The federal government’s new “help to buy” laws, which will assist 40,000 Aussies to purchase a property with as little as a 2 per cent deposit, are in the home stretch.
The legislation for the shared equity scheme will be introduced to parliament this week.
It takes the average Aussie first-home buyer 12 years to save a house deposit, but that timeframe blows out to 20 years in the highest-value capital city of Sydney, data shows.
Under the Albanese government plan, up to 40,000 eligible low and middle-income Aussies will enter into an equity agreement with the federal government and a lender, and will need a minimum 2 per cent deposit to participate.
The government will take a 30 per cent equity stake in existing homes and 40 per cent in new builds.
Housing Minister Julie Collins told the ABC the scheme will be “life changing” for the 10,000 Aussies a year it aims to help into a home.
She said the equity structure will keep buyers’ costs down.
“For Australians who have not been able to get into a home, this will be life changing,” Ms Collins said on the ABC on November 28.
“This is about supporting them with a 2 per cent deposit and about the government having an equity stake in their homes, so their mortgages will be lower and their repayments will be lower.”
Meetings with banks and lending institutions have been underway, so the program has taken longer to launch than hoped, Ms Collins said.
It is slated to start in 2024.
“We think we have all the parameters right, we now need each state to pass legislation, they have indicated they will do that as soon as possible – early next year,” Ms Collins said.

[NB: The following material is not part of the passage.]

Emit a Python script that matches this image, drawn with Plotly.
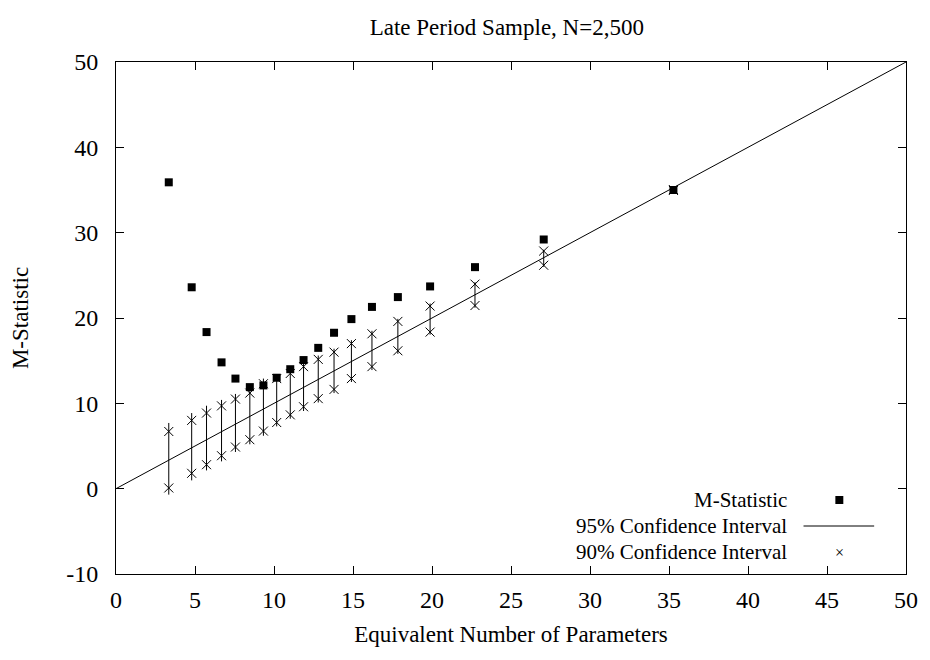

“We want to get this scheme up and running as fast as we can.”
Currently, home buyers need a 20 per cent deposit in order to purchase without attracting thousand of dollars in lenders’ mortgage insurance.
However, the average first-home buyer needs at least 12 years to save for a deposit for the average apartment and 16 years for the average house, according to figures released this year by financial comparison website Finder.
The deposit saving time explodes to 20 years for a Sydney first-home buyer aiming to ink a deal on an average house.
Finder crunched the nation’s average weekly earnings, median property prices (in March), and assumed households are saving 25 per cent of their income after paying for rent, groceries, utilities, internet, phone and transport.